## REQUIRED TASK:
Only a number is wanted: how many lines in the listing contain the word "Python"?

Stored records:
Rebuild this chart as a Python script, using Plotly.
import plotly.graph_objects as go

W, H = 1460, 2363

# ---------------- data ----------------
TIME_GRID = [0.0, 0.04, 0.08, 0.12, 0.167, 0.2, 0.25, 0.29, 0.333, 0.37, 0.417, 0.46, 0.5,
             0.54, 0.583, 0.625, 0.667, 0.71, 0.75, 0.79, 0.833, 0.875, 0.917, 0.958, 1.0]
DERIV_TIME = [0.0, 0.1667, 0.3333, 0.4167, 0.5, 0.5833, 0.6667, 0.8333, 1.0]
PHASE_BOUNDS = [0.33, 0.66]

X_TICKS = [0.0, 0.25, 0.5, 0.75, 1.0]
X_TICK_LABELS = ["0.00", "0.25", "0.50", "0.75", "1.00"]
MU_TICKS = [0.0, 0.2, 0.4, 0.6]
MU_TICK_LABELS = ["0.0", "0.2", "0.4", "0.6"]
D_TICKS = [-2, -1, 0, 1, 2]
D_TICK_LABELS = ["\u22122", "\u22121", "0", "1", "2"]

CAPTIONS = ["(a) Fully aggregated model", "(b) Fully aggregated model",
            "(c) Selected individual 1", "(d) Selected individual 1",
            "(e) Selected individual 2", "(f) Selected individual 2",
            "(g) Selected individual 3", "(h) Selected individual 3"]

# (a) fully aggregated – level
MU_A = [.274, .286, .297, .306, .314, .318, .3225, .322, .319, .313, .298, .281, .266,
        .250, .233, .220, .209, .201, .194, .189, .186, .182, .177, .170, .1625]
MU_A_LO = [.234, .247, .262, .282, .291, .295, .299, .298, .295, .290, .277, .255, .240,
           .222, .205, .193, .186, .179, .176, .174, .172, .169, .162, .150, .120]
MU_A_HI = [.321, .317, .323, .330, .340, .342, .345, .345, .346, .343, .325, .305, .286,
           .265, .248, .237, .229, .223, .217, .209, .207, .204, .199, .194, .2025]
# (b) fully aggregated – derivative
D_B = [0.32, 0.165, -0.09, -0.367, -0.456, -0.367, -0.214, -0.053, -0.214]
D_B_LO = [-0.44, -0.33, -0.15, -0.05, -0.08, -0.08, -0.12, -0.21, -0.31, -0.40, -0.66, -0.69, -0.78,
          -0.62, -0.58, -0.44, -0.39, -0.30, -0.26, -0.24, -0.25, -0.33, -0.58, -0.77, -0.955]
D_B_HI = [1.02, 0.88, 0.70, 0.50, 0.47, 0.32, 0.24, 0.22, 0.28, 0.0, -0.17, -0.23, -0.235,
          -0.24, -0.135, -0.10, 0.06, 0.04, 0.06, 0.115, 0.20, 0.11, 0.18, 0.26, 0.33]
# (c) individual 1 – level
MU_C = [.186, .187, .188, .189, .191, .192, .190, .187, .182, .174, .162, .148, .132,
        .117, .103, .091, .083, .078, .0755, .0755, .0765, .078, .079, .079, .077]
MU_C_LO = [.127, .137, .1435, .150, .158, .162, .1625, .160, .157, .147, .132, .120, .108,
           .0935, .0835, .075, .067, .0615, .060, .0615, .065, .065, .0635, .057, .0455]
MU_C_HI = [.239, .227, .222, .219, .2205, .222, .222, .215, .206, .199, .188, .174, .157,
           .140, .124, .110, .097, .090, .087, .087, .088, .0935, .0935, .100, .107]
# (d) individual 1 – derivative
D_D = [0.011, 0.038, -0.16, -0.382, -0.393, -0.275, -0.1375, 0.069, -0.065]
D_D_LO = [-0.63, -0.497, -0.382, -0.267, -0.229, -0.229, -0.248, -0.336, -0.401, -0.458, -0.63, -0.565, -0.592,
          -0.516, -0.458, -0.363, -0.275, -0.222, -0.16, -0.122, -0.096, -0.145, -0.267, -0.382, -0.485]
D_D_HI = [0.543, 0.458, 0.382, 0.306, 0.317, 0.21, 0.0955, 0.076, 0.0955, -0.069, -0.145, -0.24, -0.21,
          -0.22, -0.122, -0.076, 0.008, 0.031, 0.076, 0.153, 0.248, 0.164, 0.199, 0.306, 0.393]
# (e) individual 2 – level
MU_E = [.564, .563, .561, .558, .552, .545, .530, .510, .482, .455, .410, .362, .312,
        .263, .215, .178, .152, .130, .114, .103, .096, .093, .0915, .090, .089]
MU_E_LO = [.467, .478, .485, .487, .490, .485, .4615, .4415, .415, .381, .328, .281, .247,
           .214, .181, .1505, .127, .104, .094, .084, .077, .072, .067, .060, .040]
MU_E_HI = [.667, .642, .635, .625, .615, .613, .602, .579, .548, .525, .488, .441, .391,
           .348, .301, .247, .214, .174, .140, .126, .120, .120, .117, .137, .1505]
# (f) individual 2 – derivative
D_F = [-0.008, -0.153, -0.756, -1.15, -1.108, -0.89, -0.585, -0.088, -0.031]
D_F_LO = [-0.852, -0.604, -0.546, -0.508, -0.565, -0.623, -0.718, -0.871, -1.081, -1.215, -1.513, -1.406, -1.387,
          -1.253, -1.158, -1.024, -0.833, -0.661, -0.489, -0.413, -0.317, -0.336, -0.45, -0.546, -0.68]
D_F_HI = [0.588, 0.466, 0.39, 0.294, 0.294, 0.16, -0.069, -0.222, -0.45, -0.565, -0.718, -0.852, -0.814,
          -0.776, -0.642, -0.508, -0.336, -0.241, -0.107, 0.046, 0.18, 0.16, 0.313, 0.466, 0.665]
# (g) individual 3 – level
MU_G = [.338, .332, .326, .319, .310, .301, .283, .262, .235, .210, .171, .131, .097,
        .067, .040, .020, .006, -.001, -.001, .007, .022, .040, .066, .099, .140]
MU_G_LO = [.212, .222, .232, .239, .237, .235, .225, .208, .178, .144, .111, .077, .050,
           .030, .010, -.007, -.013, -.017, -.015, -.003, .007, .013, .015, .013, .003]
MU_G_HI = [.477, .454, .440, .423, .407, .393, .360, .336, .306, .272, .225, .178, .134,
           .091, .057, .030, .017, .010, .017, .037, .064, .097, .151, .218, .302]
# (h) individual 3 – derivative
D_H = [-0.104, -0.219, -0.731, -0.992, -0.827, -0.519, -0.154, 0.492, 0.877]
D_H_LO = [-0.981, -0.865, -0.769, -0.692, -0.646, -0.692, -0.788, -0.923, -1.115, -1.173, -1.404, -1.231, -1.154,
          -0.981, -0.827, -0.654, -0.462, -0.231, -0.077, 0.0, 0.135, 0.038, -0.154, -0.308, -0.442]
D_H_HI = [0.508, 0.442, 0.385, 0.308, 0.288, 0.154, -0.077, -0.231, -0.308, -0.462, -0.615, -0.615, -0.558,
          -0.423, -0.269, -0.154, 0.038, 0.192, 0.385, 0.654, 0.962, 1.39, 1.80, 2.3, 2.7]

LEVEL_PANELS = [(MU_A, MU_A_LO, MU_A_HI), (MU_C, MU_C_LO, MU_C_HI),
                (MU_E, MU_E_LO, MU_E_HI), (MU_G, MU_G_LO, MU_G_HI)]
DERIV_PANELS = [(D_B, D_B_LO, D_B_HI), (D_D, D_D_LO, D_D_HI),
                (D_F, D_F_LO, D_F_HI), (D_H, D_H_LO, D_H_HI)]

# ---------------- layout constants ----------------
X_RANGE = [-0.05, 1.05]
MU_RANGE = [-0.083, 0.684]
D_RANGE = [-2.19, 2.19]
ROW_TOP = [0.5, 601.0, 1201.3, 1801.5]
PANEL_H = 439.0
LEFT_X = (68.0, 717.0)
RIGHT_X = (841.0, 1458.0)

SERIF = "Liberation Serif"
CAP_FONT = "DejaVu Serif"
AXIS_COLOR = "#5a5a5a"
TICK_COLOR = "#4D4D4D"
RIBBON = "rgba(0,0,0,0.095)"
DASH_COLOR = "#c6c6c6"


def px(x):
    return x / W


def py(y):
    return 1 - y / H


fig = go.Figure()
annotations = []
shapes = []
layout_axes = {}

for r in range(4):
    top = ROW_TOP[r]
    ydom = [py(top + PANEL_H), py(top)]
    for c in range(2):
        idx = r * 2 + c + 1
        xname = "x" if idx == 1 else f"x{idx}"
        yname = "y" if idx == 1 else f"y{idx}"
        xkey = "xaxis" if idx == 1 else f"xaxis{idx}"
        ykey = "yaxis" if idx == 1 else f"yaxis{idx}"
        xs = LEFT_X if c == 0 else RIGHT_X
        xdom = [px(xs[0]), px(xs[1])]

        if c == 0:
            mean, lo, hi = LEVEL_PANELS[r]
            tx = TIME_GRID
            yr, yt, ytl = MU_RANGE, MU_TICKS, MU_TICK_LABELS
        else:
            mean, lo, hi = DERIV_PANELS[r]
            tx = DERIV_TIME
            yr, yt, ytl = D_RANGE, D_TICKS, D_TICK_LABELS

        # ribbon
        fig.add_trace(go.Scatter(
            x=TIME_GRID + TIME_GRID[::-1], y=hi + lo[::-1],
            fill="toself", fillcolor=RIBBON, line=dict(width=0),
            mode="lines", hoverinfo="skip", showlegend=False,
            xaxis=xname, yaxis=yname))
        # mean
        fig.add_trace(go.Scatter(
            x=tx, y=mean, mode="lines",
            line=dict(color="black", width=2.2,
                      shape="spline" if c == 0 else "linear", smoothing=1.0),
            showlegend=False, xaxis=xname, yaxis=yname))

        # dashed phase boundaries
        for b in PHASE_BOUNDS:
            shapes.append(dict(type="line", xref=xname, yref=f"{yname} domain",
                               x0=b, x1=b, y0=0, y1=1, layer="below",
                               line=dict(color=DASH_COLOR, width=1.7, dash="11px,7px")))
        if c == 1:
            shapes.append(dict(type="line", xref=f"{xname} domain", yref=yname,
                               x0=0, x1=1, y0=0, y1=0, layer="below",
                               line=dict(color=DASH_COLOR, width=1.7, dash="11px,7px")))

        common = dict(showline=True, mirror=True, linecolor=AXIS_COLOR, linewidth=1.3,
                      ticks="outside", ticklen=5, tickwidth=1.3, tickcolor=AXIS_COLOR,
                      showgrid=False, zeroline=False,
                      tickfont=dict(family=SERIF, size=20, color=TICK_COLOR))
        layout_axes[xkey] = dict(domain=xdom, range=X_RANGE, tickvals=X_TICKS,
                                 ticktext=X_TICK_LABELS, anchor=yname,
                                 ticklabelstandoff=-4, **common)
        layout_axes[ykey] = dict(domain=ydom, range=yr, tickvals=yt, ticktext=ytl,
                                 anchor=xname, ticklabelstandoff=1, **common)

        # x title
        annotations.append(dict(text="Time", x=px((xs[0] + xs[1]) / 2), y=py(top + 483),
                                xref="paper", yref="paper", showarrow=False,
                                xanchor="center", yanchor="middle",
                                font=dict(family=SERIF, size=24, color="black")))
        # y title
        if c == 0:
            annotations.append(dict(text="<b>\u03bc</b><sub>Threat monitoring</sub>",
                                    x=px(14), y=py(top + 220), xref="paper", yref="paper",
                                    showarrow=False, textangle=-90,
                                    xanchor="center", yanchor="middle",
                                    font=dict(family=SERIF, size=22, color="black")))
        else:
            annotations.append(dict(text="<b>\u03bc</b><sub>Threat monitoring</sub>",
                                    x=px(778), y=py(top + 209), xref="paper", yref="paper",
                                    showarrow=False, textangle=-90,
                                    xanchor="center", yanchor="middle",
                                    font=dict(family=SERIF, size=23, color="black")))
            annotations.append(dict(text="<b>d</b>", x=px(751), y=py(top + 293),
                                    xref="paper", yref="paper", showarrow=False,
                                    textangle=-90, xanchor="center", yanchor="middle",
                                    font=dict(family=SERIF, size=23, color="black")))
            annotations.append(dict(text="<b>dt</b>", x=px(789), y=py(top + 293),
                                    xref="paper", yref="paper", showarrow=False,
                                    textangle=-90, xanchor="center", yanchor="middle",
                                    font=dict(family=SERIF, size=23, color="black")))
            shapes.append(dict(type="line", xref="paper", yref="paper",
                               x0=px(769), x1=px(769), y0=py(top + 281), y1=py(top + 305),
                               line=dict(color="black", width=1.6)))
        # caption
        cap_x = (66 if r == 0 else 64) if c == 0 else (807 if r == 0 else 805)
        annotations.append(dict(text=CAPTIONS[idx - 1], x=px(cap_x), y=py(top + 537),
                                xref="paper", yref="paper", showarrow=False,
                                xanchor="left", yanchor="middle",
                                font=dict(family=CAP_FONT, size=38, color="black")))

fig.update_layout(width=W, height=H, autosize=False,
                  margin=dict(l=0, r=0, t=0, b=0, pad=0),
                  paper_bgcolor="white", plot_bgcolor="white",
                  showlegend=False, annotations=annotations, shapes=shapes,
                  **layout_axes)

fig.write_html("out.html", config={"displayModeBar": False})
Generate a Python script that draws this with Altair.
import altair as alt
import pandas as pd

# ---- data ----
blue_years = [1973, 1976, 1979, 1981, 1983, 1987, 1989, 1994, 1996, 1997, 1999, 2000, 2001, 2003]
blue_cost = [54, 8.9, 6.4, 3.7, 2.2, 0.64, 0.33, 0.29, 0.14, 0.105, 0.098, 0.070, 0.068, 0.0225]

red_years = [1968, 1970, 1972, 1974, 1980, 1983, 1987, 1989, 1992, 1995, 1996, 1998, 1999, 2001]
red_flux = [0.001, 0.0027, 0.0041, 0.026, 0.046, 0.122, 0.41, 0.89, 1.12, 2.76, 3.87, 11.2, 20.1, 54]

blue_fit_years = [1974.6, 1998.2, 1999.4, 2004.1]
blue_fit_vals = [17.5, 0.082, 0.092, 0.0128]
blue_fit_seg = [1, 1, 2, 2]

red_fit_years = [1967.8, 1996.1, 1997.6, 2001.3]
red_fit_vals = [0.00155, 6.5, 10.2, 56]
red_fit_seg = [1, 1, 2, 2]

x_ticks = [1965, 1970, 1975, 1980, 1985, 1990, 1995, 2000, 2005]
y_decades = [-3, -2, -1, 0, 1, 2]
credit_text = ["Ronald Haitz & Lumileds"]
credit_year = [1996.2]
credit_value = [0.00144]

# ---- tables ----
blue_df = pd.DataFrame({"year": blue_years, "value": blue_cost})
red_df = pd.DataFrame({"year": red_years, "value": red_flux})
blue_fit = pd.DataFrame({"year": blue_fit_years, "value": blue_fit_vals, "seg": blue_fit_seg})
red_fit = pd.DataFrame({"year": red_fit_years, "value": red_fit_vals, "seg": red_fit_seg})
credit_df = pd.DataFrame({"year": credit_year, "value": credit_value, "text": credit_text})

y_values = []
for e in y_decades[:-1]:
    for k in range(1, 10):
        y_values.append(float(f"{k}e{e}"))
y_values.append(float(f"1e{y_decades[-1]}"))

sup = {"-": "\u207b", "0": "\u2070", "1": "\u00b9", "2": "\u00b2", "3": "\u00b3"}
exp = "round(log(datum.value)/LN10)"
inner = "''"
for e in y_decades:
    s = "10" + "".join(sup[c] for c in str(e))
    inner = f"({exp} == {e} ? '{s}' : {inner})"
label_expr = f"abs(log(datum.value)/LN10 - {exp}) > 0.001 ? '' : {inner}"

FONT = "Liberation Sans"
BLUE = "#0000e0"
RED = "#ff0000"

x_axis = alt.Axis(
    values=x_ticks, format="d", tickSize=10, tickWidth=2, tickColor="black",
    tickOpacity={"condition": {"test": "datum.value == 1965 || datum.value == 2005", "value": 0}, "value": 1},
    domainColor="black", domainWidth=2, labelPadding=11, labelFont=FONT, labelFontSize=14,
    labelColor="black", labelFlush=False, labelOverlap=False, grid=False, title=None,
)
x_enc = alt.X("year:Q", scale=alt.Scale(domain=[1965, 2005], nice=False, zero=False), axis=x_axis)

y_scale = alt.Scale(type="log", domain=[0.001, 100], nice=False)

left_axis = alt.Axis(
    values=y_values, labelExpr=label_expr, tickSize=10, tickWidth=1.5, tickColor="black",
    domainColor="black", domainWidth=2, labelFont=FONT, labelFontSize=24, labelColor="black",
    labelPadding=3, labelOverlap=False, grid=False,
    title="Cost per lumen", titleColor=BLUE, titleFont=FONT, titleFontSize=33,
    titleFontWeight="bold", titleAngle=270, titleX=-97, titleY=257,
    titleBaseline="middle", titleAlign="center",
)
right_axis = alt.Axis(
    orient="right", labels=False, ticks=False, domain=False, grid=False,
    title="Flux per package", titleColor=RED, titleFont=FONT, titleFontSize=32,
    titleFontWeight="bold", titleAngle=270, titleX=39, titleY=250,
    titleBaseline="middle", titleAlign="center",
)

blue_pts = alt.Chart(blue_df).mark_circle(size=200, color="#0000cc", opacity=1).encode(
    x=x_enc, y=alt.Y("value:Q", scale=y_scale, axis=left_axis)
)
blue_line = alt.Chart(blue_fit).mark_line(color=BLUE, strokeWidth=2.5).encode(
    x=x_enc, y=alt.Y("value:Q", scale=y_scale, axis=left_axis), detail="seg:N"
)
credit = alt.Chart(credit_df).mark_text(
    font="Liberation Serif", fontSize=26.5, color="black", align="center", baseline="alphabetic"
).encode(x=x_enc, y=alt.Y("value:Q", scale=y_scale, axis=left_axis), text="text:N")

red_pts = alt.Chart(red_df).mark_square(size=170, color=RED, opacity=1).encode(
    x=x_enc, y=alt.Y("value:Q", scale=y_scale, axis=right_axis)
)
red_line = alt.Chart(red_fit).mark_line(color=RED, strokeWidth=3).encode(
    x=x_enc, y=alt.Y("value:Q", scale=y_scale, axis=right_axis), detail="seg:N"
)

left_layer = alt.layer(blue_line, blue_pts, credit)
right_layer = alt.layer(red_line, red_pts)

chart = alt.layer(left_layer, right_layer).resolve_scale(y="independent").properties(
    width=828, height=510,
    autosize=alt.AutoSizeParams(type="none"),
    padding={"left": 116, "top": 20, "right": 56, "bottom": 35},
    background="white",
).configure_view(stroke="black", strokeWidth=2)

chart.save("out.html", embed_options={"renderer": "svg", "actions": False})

## TASK ANSWER:
2